Athens' double-barreled cannon, the only one of its kind, is among the most unusual relics ever to be preserved from the Civil War. It was originally designed by John Gilleland of Athens and built at the local foundry in 1863, when an anxious community feared attack by invading northern armies.
The concept was to load the cannon with two balls connected by a chain several feet in length. When fired, the balls and chain would whirl out and cut down enemy soldiers caught in the path of the murderous missile. When the cannon was test-fired, however, the cannonballs proved uncontrollable.

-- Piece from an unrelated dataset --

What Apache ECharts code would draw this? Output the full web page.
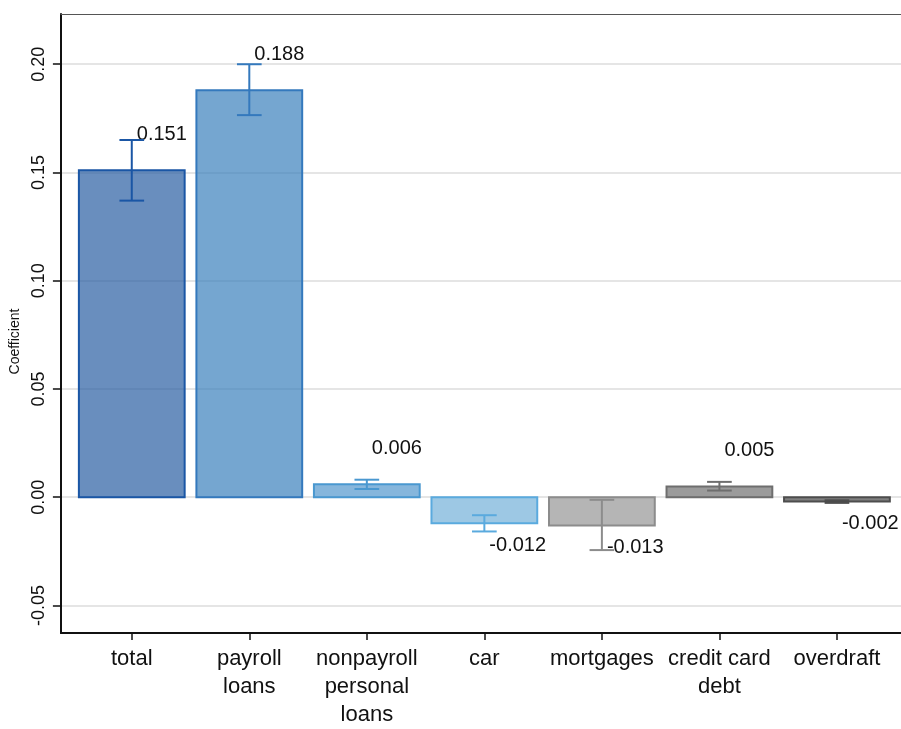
<!DOCTYPE html>
<html>
<head>
<meta charset="utf-8">
<script src="https://cdn.jsdelivr.net/npm/echarts@6/dist/echarts.min.js"></script>
<style>
  html, body { margin: 0; padding: 0; background: #fff; }
  #chart { width: 901px; height: 729px; }
</style>
</head>
<body>
<div id="chart"></div>
<script>
// Loan categories and estimated coefficients with 95% confidence bounds
const categories = ['total', 'payroll\nloans', 'nonpayroll\npersonal\nloans', 'car', 'mortgages', 'credit card\ndebt', 'overdraft'];
const coef   = [0.151, 0.188, 0.006, -0.012, -0.013, 0.005, -0.002];
const ciLow  = [0.137, 0.1765, 0.0038, -0.0158, -0.0244, 0.0031, -0.0026];
const ciHigh = [0.165, 0.200, 0.0081, -0.0083, -0.0012, 0.0071, -0.0014];
const yTicks = [-0.05, 0, 0.05, 0.10, 0.15, 0.20];

// Bar styling per category
const fills   = ['rgba(42,94,162,0.7)', 'rgba(59,128,188,0.7)', 'rgba(82,151,205,0.7)', 'rgba(115,176,216,0.7)',
                 'rgba(149,149,149,0.7)', 'rgba(112,112,112,0.7)', 'rgba(72,72,72,0.7)'];
const strokes = ['#1a56a5', '#3479bd', '#4a98d0', '#5aaade', '#8c8c8c', '#6e6e6e', '#4d4d4d'];

const positions = categories.map((c, i) => i + 1);
const FONT = "'Liberation Sans', Arial, sans-serif";
const X_MIN = 0.397, X_MAX = 7.545;

const chart = echarts.init(document.getElementById('chart'), null, { renderer: 'canvas' });

chart.setOption({
  animation: false,
  backgroundColor: '#fff',
  grid: { left: 58, right: 0, top: 14, bottom: 95 },
  xAxis: [
    {
      type: 'value', min: X_MIN, max: X_MAX,
      axisLine: { onZero: false, lineStyle: { color: '#111', width: 2 } },
      axisTick: { customValues: positions, length: 7, lineStyle: { color: '#111', width: 1.5 } },
      axisLabel: {
        customValues: positions,
        formatter: v => categories[Math.round(v) - 1] || '',
        fontFamily: FONT, fontSize: 22, lineHeight: 28, color: '#111', margin: 12
      },
      splitLine: { show: false }
    },
    {
      // plain frame line along the top of the plot
      type: 'value', position: 'top', min: X_MIN, max: X_MAX,
      axisLine: { onZero: false, lineStyle: { color: '#555', width: 1.2 } },
      axisTick: { show: false }, axisLabel: { show: false }, splitLine: { show: false }
    }
  ],
  yAxis: {
    type: 'value', min: -0.0627, max: 0.2232,
    name: 'Coefficient', nameLocation: 'middle', nameGap: 34,
    nameTextStyle: { fontFamily: FONT, fontSize: 14, color: '#111', padding: [0, 36, 0, 0] },
    axisLine: { onZero: false, lineStyle: { color: '#111', width: 2 } },
    axisTick: { customValues: yTicks, length: 8, lineStyle: { color: '#111', width: 1.5 } },
    axisLabel: {
      customValues: yTicks, rotate: 90, margin: 13,
      formatter: v => v.toFixed(2),
      fontFamily: FONT, fontSize: 18, color: '#111'
    },
    splitLine: { show: true, lineStyle: { color: '#dcdcdc', width: 1.5 } }
  },
  series: [
    {
      // bars with value labels
      type: 'custom',
      data: coef.map((v, i) => [positions[i], v, i]),
      renderItem: (params, api) => {
        const x = api.value(0), v = api.value(1), i = api.value(2);
        const base = api.coord([x, 0]);
        const top = api.coord([x, v]);
        const w = api.size([0.9, 0])[0];
        const y0 = Math.min(base[1], top[1]);
        const h = Math.abs(base[1] - top[1]);
        const labelY = v >= 0 ? top[1] - 26 : top[1] + 12;
        return {
          type: 'group',
          children: [
            {
              type: 'rect',
              shape: { x: base[0] - w / 2, y: y0, width: w, height: Math.max(h, 1) },
              style: { fill: fills[i], stroke: strokes[i], lineWidth: 2 }
            },
            {
              type: 'text',
              x: base[0] + 5, y: labelY,
              style: {
                text: v.toFixed(3), fill: '#111', fontFamily: FONT, fontSize: 20,
                align: 'left', verticalAlign: v >= 0 ? 'bottom' : 'top'
              },
              z2: 10
            }
          ]
        };
      },
      z: 2
    },
    {
      // confidence interval whiskers
      type: 'custom',
      data: coef.map((v, i) => [positions[i], ciLow[i], ciHigh[i], i]),
      renderItem: (params, api) => {
        const x = api.value(0), i = api.value(3);
        const lo = api.coord([x, api.value(1)]);
        const hi = api.coord([x, api.value(2)]);
        const cw = api.size([0.21, 0])[0] / 2;
        const st = { stroke: strokes[i], lineWidth: 2, fill: null };
        return {
          type: 'group',
          children: [
            { type: 'line', shape: { x1: lo[0], y1: lo[1], x2: hi[0], y2: hi[1] }, style: st },
            { type: 'line', shape: { x1: lo[0] - cw, y1: lo[1], x2: lo[0] + cw, y2: lo[1] }, style: st },
            { type: 'line', shape: { x1: hi[0] - cw, y1: hi[1], x2: hi[0] + cw, y2: hi[1] }, style: st }
          ]
        };
      },
      z: 3
    }
  ]
});
</script>
</body>
</html>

A contemporary who witnessed the firing reported that the projectile "had a kind of circular motion, plowed up an acre of ground, tore up a cornfield, and mowed down saplings. The chain broke, the two balls going in opposite directions; one of the balls killed a cow in a distant field, while the other knocked down the chimney from a log cabin. The observers scattered as though the entire Yankee Army had been turned loose in that vicinity" (Brockman, Secret Weapon).
When the cannon proved a failure, it was presented to the City of Athens rather than to be dismantled. For over a century, this unconventional weapon has been an object of curiosity for sightseers and a favorite subject for photographers. It has also been featured by "Ripley's Believe It or Not." Today, it sits silently on the lawn of City Hall, pointing north.